No fim de 2020, os fanáticos que chacinaram humoristas do tabloide francês Charlie Hebdo, adepto de um humor agressivo com foco nas religiões, foram definitivamente condenados. Entre os brasileiros, está preso na Rússia o autor do atentado do ano passado contra a sede da produtora do humorístico Porta dos Fundos, cujo programa de Natal em 2019 contestou aspectos sagrados do cristianismo.

Para Samuel Gomes de Lima, “naturalmente, os adeptos das religiões retratadas não apreciam certas brincadeiras e sátiras. Mas é muito importante a manutenção da liberdade de expressão como um bem jurídico tão valioso quanto a liberdade religiosa. Uma não anula a outra e cada qual tem o seu legítimo espaço”.

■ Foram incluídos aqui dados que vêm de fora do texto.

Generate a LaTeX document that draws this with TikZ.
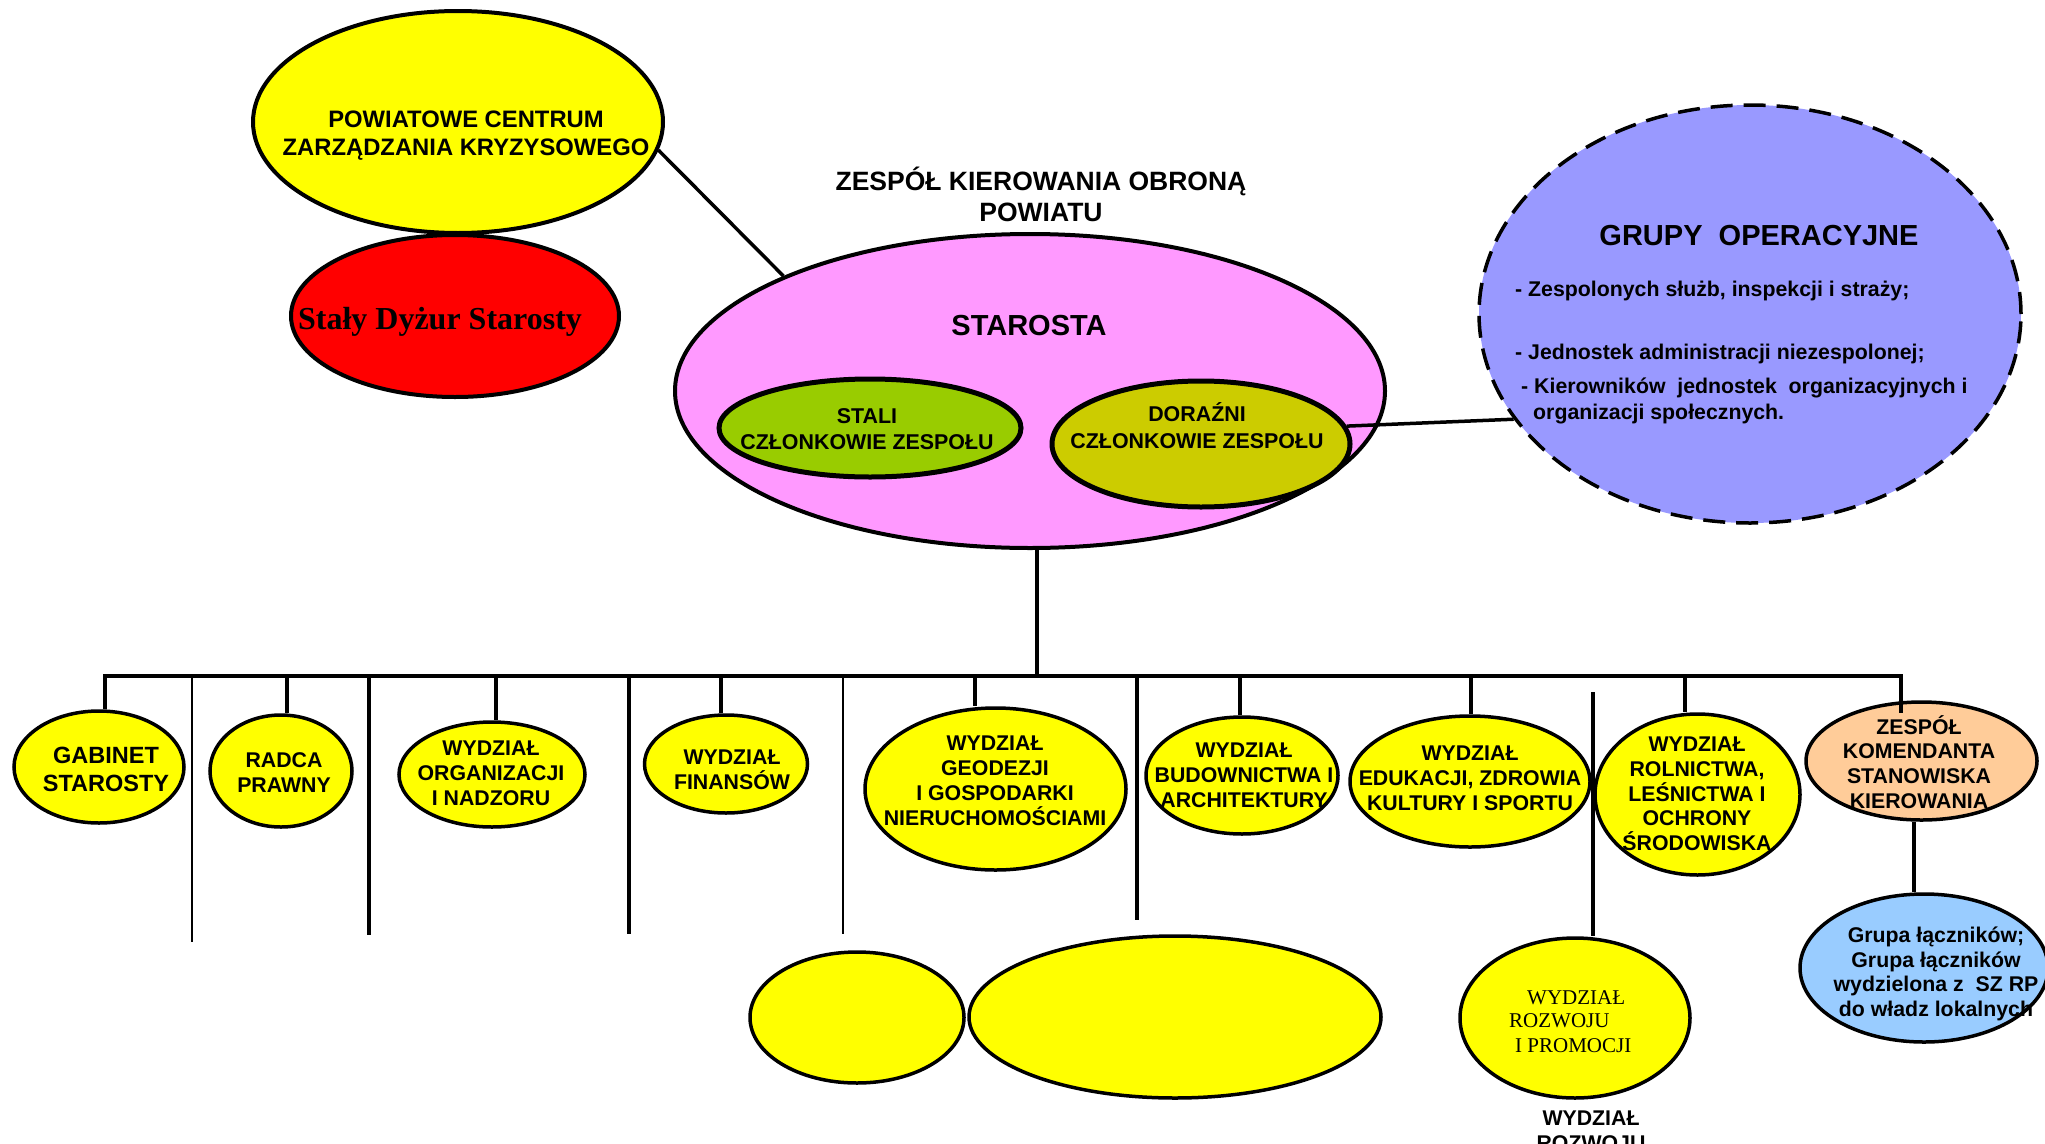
\documentclass[tikz,border=0pt]{standalone}
\usepackage{fontspec}
\setmainfont{Liberation Sans}
\newfontfamily\seriffont{Liberation Serif}
\usetikzlibrary{shapes.geometric}
\definecolor{cyel}{HTML}{FFFF00}
\definecolor{cred}{HTML}{FF0000}
\definecolor{cpink}{HTML}{FF99FF}
\definecolor{cgreen}{HTML}{99CC00}
\definecolor{colive}{HTML}{CCCC00}
\definecolor{cviolet}{HTML}{9999FF}
\definecolor{cpeach}{HTML}{FFCC99}
\definecolor{clblue}{HTML}{99CCFF}
\begin{document}
\begin{tikzpicture}[x=1pt,y=-1pt,
  ell/.style={ellipse, draw=black, line width=3.5pt, inner sep=0pt},
  bigell/.style={ellipse, draw=black, line width=4pt, inner sep=0pt},
  lbl/.style={font=\bfseries\fontsize{21.3}{25}\selectfont, align=center, inner sep=0pt},
  conn/.style={line width=4.3pt},
  thinconn/.style={line width=2.7pt},
  link/.style={line width=3.5pt},
]
\useasboundingbox (0,0) rectangle (2045,1143);

% ---------- upper part ----------
\node[bigell, fill=cyel, minimum width=410pt, minimum height=222pt] (pczk) at (458,122) {};
\node[font=\bfseries\fontsize{23.8}{28}\selectfont, align=center, inner sep=0pt] (pczkt) at (466,135.5) {POWIATOWE CENTRUM\\ZARZĄDZANIA KRYZYSOWEGO};

\node[bigell, fill=cred, minimum width=328pt, minimum height=162pt] (dyzur) at (455,316) {};
\node[font=\seriffont\bfseries\fontsize{32}{38}\selectfont, anchor=base, inner sep=0pt] (dyzurt) at (440,329) {Stały Dyżur Starosty};

\node[font=\bfseries\fontsize{26.5}{31}\selectfont, align=center, inner sep=0pt] (title) at (1041,194) {ZESPÓŁ KIEROWANIA OBRONĄ\\POWIATU};

\node[bigell, fill=cpink, minimum width=710pt, minimum height=314pt] (star) at (1030,391) {};
\node[font=\bfseries\fontsize{29}{34}\selectfont, anchor=base, inner sep=0pt] (start) at (1029,335.5) {STAROSTA};

\node[ell, line width=5pt, fill=cgreen, minimum width=302pt, minimum height=98pt] (stali) at (870,428) {};
\node[lbl, font=\bfseries\fontsize{21.4}{26}\selectfont] (stalit) at (867,429) {STALI\\CZŁONKOWIE ZESPOŁU};

\node[ell, line width=5pt, fill=colive, minimum width=298pt, minimum height=126pt] (dor) at (1201,444) {};
\node[lbl, font=\bfseries\fontsize{21.4}{27}\selectfont] (dort) at (1197,426) {DORAŹNI\\CZŁONKOWIE ZESPOŁU};

\node[ellipse, draw=black, line width=3.5pt, dash pattern=on 22pt off 11pt, fill=cviolet, inner sep=0pt, minimum width=542pt, minimum height=418pt] (grupy) at (1750,314) {};
\node[font=\bfseries\fontsize{29}{34}\selectfont, anchor=base, inner sep=0pt] (grupyt) at (1759,245.5) {GRUPY\ \ OPERACYJNE};
\node[font=\bfseries\fontsize{21.3}{25}\selectfont, anchor=base west, inner sep=0pt] (g1) at (1515,296.5) {- Zespolonych służb, inspekcji i straży;};
\node[font=\bfseries\fontsize{21.3}{25}\selectfont, anchor=base west, inner sep=0pt] (g2) at (1515,359.5) {- Jednostek administracji niezespolonej;};
\node[font=\bfseries\fontsize{21.3}{25}\selectfont, anchor=base west, inner sep=0pt] (g3) at (1521,393.5) {- Kierowników\ \ jednostek\ \ organizacyjnych i};
\node[font=\bfseries\fontsize{21.3}{25}\selectfont, anchor=base west, inner sep=0pt] (g4) at (1533,419.5) {organizacji społecznych.};

\draw[link] (pczk.-8) -- (star.155);
\draw[link] (dor.7) -- (grupy.204);

% ---------- bottom ellipses ----------
\node[ell, fill=cyel, minimum width=170pt, minimum height=112pt] (gab) at (99,767) {};
\node[lbl, font=\bfseries\fontsize{23.5}{28}\selectfont] (gabt) at (106,769) {GABINET\\STAROSTY};

\node[ell, fill=cyel, minimum width=142pt, minimum height=112pt] (rad) at (281,771) {};
\node[lbl] (radt) at (284,772.5) {RADCA\\PRAWNY};

\node[ell, fill=cyel, minimum width=186pt, minimum height=105pt] (org) at (492,774.5) {};
\node[lbl] (orgt) at (491,773) {WYDZIAŁ\\ORGANIZACJI\\I NADZORU};

\node[ell, fill=cyel, minimum width=163pt, minimum height=98pt] (fin) at (726,764) {};
\node[lbl] (fint) at (732,770) {WYDZIAŁ\\FINANSÓW};

\node[ell, fill=cyel, minimum width=261pt, minimum height=162pt] (geo) at (995.5,789) {};
\node[lbl] (geot) at (995,781) {WYDZIAŁ\\GEODEZJI\\I GOSPODARKI\\NIERUCHOMOŚCIAMI};

\node[ell, fill=cyel, minimum width=192pt, minimum height=117pt] (bud) at (1242,775.5) {};
\node[lbl] (budt) at (1244,775.5) {WYDZIAŁ\\BUDOWNICTWA I\\ARCHITEKTURY};

\node[ell, fill=cyel, minimum width=240pt, minimum height=131pt] (edu) at (1470,781.5) {};
\node[lbl] (edut) at (1470,778.5) {WYDZIAŁ\\EDUKACJI, ZDROWIA\\KULTURY I SPORTU};

\node[ell, fill=cyel, minimum width=205pt, minimum height=161pt] (rol) at (1697.5,794.5) {};
\node[lbl, font=\bfseries\fontsize{21.3}{24.75}\selectfont] (rolt) at (1697,794) {WYDZIAŁ\\ROLNICTWA,\\LEŚNICTWA I\\OCHRONY\\ŚRODOWISKA};

\node[ell, fill=cpeach, minimum width=231pt, minimum height=118pt] (zesp) at (1921.5,761) {};
\node[lbl, font=\bfseries\fontsize{21.3}{24.7}\selectfont] (zespt) at (1919,762) {ZESPÓŁ\\KOMENDANTA\\STANOWISKA\\KIEROWANIA};

\node[ell, fill=clblue, minimum width=248pt, minimum height=148pt] (lk) at (1924,968) {};
\node[lbl, font=\bfseries\fontsize{21.3}{24.7}\selectfont] (lkt) at (1936,974) {Grupa łączników;\\Grupa łączników\\wydzielona z\ \ SZ RP\\do władz lokalnych};

\node[ell, fill=cyel, minimum width=214pt, minimum height=131pt] (e1) at (857,1017.5) {};
\node[ell, fill=cyel, minimum width=412pt, minimum height=162pt] (e2) at (1175,1017) {};

\node[ell, fill=cyel, minimum width=230pt, minimum height=160pt] (roz) at (1575,1018) {};
\node[font=\seriffont\fontsize{21}{25}\selectfont, anchor=base west, inner sep=0pt] (roz1) at (1527,1004) {WYDZIAŁ};
\node[font=\seriffont\fontsize{21}{25}\selectfont, anchor=base west, inner sep=0pt] (roz2) at (1509,1027) {ROZWOJU};
\node[font=\seriffont\fontsize{21}{25}\selectfont, anchor=base west, inner sep=0pt] (roz3) at (1515,1052) {I PROMOCJI};

\node[font=\bfseries\fontsize{21.3}{25}\selectfont, anchor=base, inner sep=0pt] (rozb1) at (1591,1125.5) {WYDZIAŁ};
\node[font=\bfseries\fontsize{21.3}{25}\selectfont, anchor=base, inner sep=0pt] (rozb2) at (1591,1150.5) {ROZWOJU};

% ---------- connectors ----------
\coordinate (bL) at (105,676);
\coordinate (bR) at (1901,676);
\coordinate (zIn) at (1901,713);
\draw[conn] (bL |- gab.north) -- (bL) -- (bR) -- (zIn);

\coordinate (sSt) at (1037,676);
\draw[conn] (sSt) -- (sSt |- star.south);

\coordinate (sRad) at (287,676);
\draw[conn] (sRad) -- (sRad |- rad.north);
\coordinate (sOrg) at (496,676);
\draw[conn] (sOrg) -- (sOrg |- org.north);
\coordinate (sFin) at (721,676);
\draw[conn] (sFin) -- (sFin |- fin.north);
\coordinate (sGeo) at (975,676);
\draw[conn] (sGeo) -- (sGeo |- geo.north);
\coordinate (sBud) at (1240,676);
\draw[conn] (sBud) -- (sBud |- bud.north);
\coordinate (sEdu) at (1471,676);
\draw[conn] (sEdu) -- (sEdu |- edu.north);
\coordinate (sRol) at (1685,676);
\draw[conn] (sRol) -- (sRol |- rol.north);

% dangling lines
\coordinate (d1a) at (192,676);  \coordinate (d1b) at (192,942);
\draw[thinconn] (d1a) -- (d1b);
\coordinate (d2a) at (369,676);  \coordinate (d2b) at (369,935);
\draw[conn] (d2a) -- (d2b);
\coordinate (d3a) at (629,676);  \coordinate (d3b) at (629,934);
\draw[conn] (d3a) -- (d3b);
\coordinate (d4a) at (843,676);  \coordinate (d4b) at (843,934);
\draw[thinconn] (d4a) -- (d4b);
\coordinate (d5a) at (1137,676); \coordinate (d5b) at (1137,920);
\draw[conn] (d5a) -- (d5b);
\coordinate (d6a) at (1593,692); \coordinate (d6b) at (1593,936);
\draw[conn] (d6a) -- (d6b);

\draw[conn] (zesp.south -| 1914,0) -- (1914,0 |- lk.north);
\end{tikzpicture}
\end{document}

À frente da Comissão de Direito e Liberdade Religiosa da OAB SP, Gomes de Lima lidera um trabalho em duas frentes distintas. A primeira, de caráter preventivo, promove eventos como fóruns, congressos, simpósios e seminários. Outra tem como objetivo, como ele mesmo descreve, “atender os expedientes que chegam à Comissão, sendo de aplicações variadas, ora envolvendo um parecer sobre tombamento de imóvel religioso, ora posicionando-se sobre leis acerca da liberdade religiosa – somos um grupo de advogados e advogadas e de membros colaboradores atuando de forma voluntária, mas muito comprometidos com a defesa, a proteção e a promoção da liberdade religiosa”.